ARTHUR KOVALOVSKY – Hollywood Ca.
Arthur Kovalovsky was born in 1881 in White Church Hungary where he trained as a metal-smith as a young teen. At the age of 22, Kovalovsky boarded the SS La Touraine departing from Le Havre France on December 26, 1903, and arrived at Ellis Island in early 1904. Kovalovsky moved to St. Louis where he worked in a shop on street-cars and later automobiles and motorcycles. When the owner of the shop was struck and killed by a hey cart Kovalovsky had to seek new employment. A quick study, Kovalovsky designed and built a five-cylinder rotary engine for which he received a patent.
Kovalovsky was also keen on aviation and while in St. Louis he met up with an old friend from France, an avaitor named Louis Bleriot who had flown the English Channel and was performing as a barnstormer throughout the mid-west. With Bleriot encouragement, Kovalovsky set about designing and building his own airplane. First, he built the engine and then the frame while his wife, Anna, sewed canvas for four months to cover the wings and fuselage.
On the day the engine was to be installed into his airplane, Kovalovsky left his shop and headed to the hangar where the airplane's frame was waiting. While passing under DC electrified street-car wires the magneto was demagnetized and the engine would not start and had to be rewound.

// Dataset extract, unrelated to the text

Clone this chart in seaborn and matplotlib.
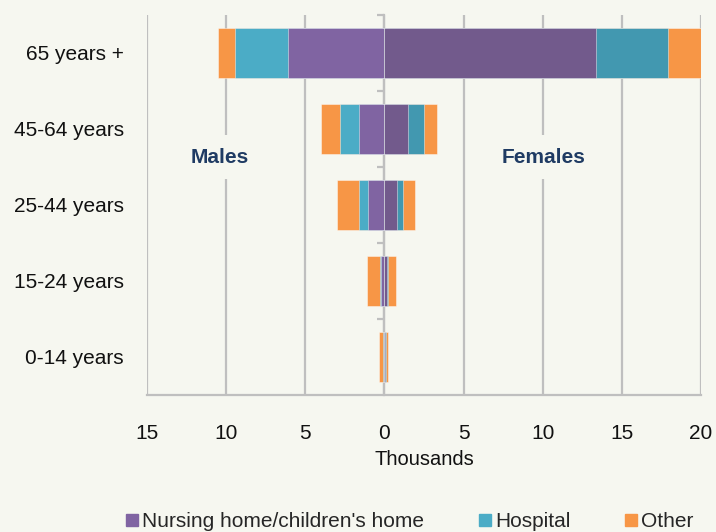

The delay was an untimely one and by the time the engine had been repaired someone had stolen the body of the plane. A few years later Kovalovsky was informed that the plane had been found in Australia. Somewhere along the plane's route to Australia it had acquired a new engine and it was reported that Harry Houdini had flown in the plane.

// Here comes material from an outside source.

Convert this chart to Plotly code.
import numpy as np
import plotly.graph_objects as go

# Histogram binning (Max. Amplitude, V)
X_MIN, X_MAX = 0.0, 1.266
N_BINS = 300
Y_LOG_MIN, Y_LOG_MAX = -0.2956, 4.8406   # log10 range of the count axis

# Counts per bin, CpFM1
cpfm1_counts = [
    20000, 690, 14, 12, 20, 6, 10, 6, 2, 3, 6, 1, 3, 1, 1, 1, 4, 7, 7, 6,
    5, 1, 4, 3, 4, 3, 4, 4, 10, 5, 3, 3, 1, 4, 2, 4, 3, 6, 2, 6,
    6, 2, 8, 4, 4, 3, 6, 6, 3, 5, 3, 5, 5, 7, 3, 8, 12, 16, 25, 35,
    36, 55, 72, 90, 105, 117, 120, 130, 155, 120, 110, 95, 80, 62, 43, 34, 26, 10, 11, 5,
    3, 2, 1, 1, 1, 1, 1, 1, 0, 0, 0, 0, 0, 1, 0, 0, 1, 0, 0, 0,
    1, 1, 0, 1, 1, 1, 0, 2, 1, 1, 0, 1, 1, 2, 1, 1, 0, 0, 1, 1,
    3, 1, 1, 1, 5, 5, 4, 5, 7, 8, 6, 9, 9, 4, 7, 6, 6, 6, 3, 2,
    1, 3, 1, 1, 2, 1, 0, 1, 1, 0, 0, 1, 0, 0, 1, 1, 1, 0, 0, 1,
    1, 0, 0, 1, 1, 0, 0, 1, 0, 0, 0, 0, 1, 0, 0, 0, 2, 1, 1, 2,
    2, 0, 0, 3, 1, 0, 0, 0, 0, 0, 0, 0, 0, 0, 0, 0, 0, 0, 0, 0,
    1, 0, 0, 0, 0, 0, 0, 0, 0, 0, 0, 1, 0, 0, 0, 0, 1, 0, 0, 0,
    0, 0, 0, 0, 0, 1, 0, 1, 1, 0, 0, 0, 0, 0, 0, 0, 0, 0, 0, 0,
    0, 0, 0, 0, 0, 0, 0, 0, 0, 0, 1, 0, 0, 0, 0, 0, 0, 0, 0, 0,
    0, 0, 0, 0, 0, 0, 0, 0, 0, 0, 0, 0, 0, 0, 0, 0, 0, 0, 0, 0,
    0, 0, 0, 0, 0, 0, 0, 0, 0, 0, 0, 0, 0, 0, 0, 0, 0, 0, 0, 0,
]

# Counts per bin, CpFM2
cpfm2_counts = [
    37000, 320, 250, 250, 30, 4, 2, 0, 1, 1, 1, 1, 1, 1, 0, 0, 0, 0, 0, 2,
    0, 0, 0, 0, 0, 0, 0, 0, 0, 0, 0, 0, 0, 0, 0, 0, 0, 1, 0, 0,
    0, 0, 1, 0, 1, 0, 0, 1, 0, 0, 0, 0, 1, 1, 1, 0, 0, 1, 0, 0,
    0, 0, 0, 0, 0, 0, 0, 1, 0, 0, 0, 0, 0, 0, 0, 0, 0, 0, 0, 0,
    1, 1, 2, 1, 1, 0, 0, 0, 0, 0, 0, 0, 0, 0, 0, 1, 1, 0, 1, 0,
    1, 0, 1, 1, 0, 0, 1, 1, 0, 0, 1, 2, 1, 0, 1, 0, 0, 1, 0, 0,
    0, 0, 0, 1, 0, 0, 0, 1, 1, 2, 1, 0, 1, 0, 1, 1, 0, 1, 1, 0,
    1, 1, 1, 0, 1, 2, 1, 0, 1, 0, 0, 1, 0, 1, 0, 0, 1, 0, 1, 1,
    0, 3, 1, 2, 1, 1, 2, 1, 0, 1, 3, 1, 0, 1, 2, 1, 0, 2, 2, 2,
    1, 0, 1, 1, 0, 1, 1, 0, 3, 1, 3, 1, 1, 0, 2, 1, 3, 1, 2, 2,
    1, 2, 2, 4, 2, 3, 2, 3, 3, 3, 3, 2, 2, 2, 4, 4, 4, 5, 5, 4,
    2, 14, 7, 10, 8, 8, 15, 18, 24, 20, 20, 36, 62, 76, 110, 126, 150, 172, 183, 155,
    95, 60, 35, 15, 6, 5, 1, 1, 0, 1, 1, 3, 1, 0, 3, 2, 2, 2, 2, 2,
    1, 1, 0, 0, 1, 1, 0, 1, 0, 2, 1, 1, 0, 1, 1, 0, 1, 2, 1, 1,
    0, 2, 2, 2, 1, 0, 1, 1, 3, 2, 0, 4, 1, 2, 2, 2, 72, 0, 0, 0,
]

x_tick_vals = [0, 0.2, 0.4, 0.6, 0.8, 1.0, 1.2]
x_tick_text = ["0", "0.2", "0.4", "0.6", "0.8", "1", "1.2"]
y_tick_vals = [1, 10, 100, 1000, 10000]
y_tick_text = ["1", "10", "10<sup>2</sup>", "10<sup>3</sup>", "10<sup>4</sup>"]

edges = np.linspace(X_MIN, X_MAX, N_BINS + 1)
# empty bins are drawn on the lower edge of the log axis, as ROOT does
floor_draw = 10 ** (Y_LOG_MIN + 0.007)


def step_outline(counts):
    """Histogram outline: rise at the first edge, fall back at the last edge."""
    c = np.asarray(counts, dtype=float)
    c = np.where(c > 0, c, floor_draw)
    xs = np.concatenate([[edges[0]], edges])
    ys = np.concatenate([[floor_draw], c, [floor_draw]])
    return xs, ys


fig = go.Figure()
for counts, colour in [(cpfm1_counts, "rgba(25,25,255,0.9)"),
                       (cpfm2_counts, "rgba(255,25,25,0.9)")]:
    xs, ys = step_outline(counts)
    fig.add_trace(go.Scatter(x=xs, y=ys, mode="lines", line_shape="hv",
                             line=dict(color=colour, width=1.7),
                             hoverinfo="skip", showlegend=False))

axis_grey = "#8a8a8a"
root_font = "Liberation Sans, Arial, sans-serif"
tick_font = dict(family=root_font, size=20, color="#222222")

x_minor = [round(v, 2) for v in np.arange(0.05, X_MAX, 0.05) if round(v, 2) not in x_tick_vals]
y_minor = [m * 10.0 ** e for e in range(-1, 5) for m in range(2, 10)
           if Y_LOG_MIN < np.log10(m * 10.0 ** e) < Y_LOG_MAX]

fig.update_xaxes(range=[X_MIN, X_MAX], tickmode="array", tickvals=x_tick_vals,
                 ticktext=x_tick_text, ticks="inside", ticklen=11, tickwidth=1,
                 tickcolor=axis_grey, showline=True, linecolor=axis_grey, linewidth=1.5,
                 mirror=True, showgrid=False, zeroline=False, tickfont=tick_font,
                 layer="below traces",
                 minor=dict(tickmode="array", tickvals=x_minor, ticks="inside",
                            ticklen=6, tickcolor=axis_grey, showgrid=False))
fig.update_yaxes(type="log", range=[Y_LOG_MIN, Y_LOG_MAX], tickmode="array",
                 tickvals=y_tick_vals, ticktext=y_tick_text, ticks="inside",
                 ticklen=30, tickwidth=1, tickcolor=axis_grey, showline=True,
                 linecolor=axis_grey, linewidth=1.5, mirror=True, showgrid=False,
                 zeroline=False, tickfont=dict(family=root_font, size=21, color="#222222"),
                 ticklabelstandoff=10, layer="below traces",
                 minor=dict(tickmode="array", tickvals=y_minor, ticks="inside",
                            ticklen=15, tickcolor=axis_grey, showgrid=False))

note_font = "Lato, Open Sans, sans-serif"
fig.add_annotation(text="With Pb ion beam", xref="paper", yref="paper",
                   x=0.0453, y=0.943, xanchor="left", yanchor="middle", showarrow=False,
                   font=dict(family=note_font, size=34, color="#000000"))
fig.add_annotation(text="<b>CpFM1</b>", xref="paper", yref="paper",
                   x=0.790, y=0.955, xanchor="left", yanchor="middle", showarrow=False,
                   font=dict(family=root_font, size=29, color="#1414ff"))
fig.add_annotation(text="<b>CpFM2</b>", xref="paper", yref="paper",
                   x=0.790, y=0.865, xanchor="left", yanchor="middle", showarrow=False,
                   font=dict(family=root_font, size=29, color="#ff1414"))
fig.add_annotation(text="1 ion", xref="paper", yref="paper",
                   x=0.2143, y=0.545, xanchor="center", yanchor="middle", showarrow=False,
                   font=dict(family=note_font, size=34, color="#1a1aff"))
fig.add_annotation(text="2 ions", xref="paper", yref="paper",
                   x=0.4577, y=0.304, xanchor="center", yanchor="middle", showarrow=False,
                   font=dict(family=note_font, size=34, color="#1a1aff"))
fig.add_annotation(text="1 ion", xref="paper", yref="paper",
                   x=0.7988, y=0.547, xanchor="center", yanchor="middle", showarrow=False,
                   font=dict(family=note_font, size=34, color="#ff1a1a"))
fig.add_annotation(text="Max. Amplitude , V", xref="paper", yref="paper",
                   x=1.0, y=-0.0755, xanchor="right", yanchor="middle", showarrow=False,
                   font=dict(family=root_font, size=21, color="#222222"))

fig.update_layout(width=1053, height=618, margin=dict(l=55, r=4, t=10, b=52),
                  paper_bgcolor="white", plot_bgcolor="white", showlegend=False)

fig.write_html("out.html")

In 1918 Kovalovsky moved to Los Angeles California and opened an automobile repair shop in neighboring Hollywood. Kovalovsky was an avid hunter and fisherman and in July of 1927 landed a 400-pound black sea bass off the Port Hueneme Wharf. Being both a fisherman and an inventor it seems only natural that he would build a fishing reel of his own design and, in 1928, that is exactly what he did. Over the next three years, Kovalovsky continued to repair automobiles but his reputation as a reel maker was beginning to gain momentum so in 1931 he decided to go strictly into the reel making business. It was the height of the great depression but the rich still had money and Kovalovsky was making the best reels money could buy so his business thrived. Kovalovsky's reels had the best drag in the business and his attention to detail and style insured there would always be a waiting list to acquire one of his reels. His son, Oscar, joined him in the shop and the output of reels and rods increased.
Zane Grey was one of his best customers and when Kovalovsky came up with his new lever drag reel Grey agreed to endorse it. The reel was Kovalovsky's top of the line reel and was marked and sold as the Kovalovsky "Zane Grey" reel. Ever the tinkerer and inventor, Kovalovsky constantly improved on his own designs and over the years made several different models and many one of a kind reels.
Because of restrictions placed on materials during World War II Kovalovsky had to stop building reels, however, he resumed production again when the war was over. In 1958 at the age of 77, he suffered a heart attack and passed away shortly thereafter. Arguably the finest big game reels ever made, today Kovalovsky's reels are highly sought after by collectors.